▼▼▼
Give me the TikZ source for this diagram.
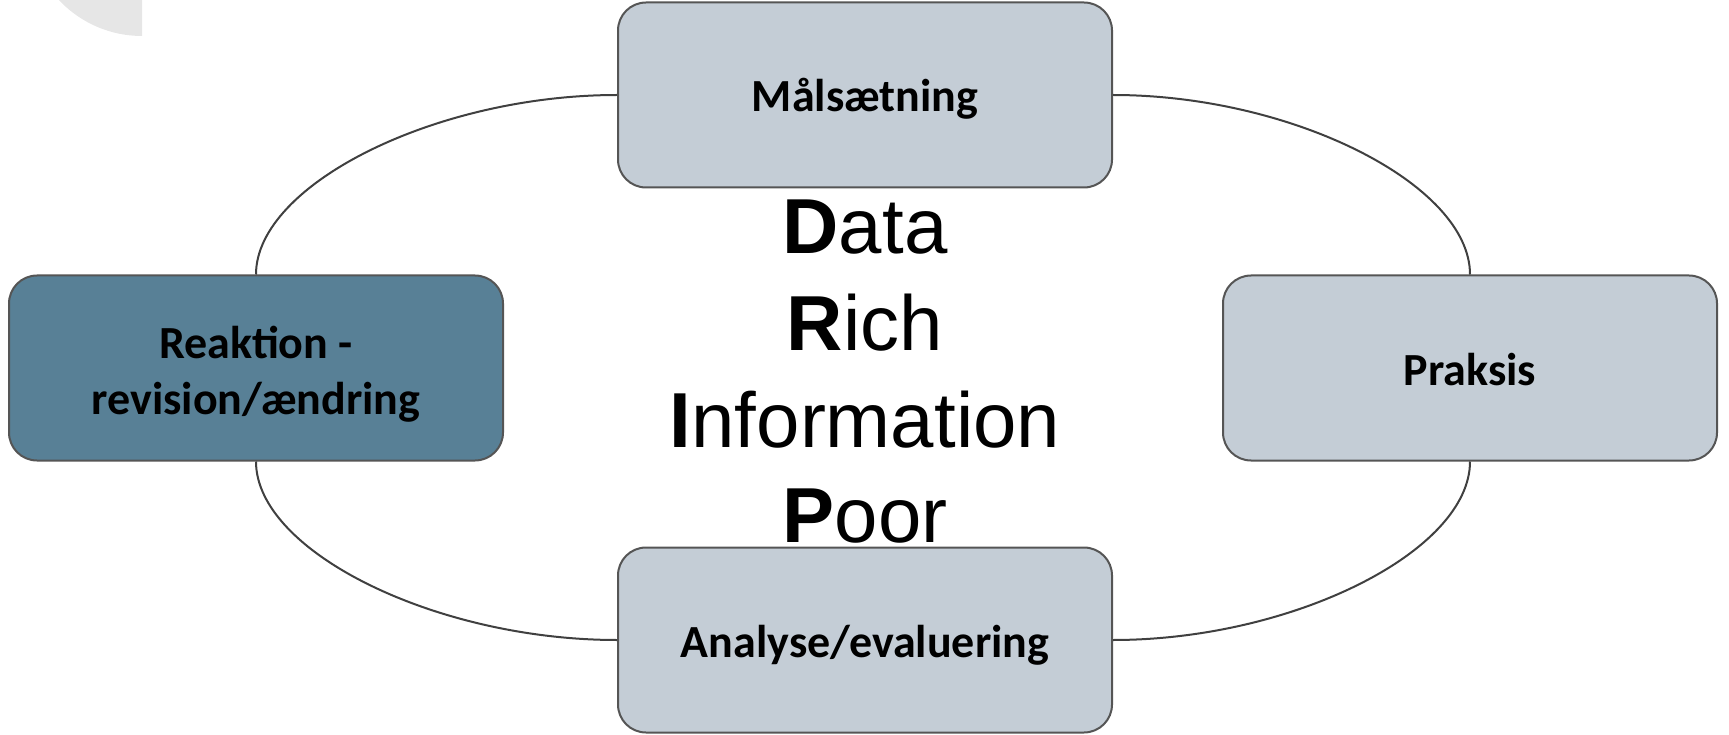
\documentclass[tikz,border=0pt]{standalone}
\usepackage{fontspec}
\setmainfont{Liberation Sans}
\newfontfamily\boxfont{Carlito}
\definecolor{lightfill}{RGB}{196,205,214}
\definecolor{darkfill}{RGB}{88,128,150}
\definecolor{boxline}{RGB}{85,85,85}
\definecolor{connline}{RGB}{64,64,64}
\definecolor{cornergray}{RGB}{230,230,230}
\tikzset{
  box/.style={draw=boxline, line width=2pt, rounded corners=28pt,
    minimum width=494pt, minimum height=185pt, inner sep=0pt, align=center,
    font=\boxfont\bfseries\fontsize{46}{56}\selectfont},
  lightbox/.style={box, fill=lightfill, text height=40pt, text depth=6pt},
  darkbox/.style={box, fill=darkfill},
  conn/.style={draw=connline, line width=2pt},
  acro/.style={anchor=base, inner sep=0pt, font=\fontsize{78}{90}\selectfont}
}
\begin{document}
\begin{tikzpicture}[x=1pt,y=-1pt]
\useasboundingbox (0,0) rectangle (1729,735);
\begin{scope}
  \clip (0,0) rectangle (142,60);
  \fill[cornergray] (142,-78) circle[radius=114];
\end{scope}
\node[lightbox] (goal) at (865,95) {Målsætning};
\node[lightbox] (prax) at (1470,368) {Praksis};
\node[lightbox] (anal) at (865,640) {Analyse/evaluering};
\node[darkbox] (reak) at (256,368) {\rule{0pt}{45pt}Reaktion -\\revision/ændring};
\draw[conn] (goal.east) .. controls +(179,0) and +(0,-90) .. (prax.north);
\draw[conn] (prax.south) .. controls +(0,90) and +(179,0) .. (anal.east);
\draw[conn] (anal.west) .. controls +(-181,0) and +(0,90) .. (reak.south);
\draw[conn] (reak.north) .. controls +(0,-90) and +(-181,0) .. (goal.west);
\node[acro] (l1) at (865,254) {\textbf{D}ata};
\node[acro] (l2) at (865,350) {\textbf{R}ich};
\node[acro] (l3) at (865,447) {\textbf{I}nformation};
\node[acro] (l4) at (865,542) {\textbf{P}oor};
\end{tikzpicture}
\end{document}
▲▲▲
Goal: Reproduce each line word for word and drop the pictures.

Result below:
Give me the TikZ source for this diagram.
\documentclass[tikz,border=0pt]{standalone}
\usepackage{fontspec}
\setmainfont{Liberation Sans}
\newfontfamily\boxfont{Carlito}
\definecolor{lightfill}{RGB}{196,205,214}
\definecolor{darkfill}{RGB}{88,128,150}
\definecolor{boxline}{RGB}{85,85,85}
\definecolor{connline}{RGB}{64,64,64}
\definecolor{cornergray}{RGB}{230,230,230}
\tikzset{
  box/.style={draw=boxline, line width=2pt, rounded corners=28pt,
    minimum width=494pt, minimum height=185pt, inner sep=0pt, align=center,
    font=\boxfont\bfseries\fontsize{46}{56}\selectfont},
  lightbox/.style={box, fill=lightfill, text height=40pt, text depth=6pt},
  darkbox/.style={box, fill=darkfill},
  conn/.style={draw=connline, line width=2pt},
  acro/.style={anchor=base, inner sep=0pt, font=\fontsize{78}{90}\selectfont}
}
\begin{document}
\begin{tikzpicture}[x=1pt,y=-1pt]
\useasboundingbox (0,0) rectangle (1729,735);
\begin{scope}
  \clip (0,0) rectangle (142,60);
  \fill[cornergray] (142,-78) circle[radius=114];
\end{scope}
\node[lightbox] (goal) at (865,95) {Målsætning};
\node[lightbox] (prax) at (1470,368) {Praksis};
\node[lightbox] (anal) at (865,640) {Analyse/evaluering};
\node[darkbox] (reak) at (256,368) {\rule{0pt}{45pt}Reaktion -\\revision/ændring};
\draw[conn] (goal.east) .. controls +(179,0) and +(0,-90) .. (prax.north);
\draw[conn] (prax.south) .. controls +(0,90) and +(179,0) .. (anal.east);
\draw[conn] (anal.west) .. controls +(-181,0) and +(0,90) .. (reak.south);
\draw[conn] (reak.north) .. controls +(0,-90) and +(-181,0) .. (goal.west);
\node[acro] (l1) at (865,254) {\textbf{D}ata};
\node[acro] (l2) at (865,350) {\textbf{R}ich};
\node[acro] (l3) at (865,447) {\textbf{I}nformation};
\node[acro] (l4) at (865,542) {\textbf{P}oor};
\end{tikzpicture}
\end{document}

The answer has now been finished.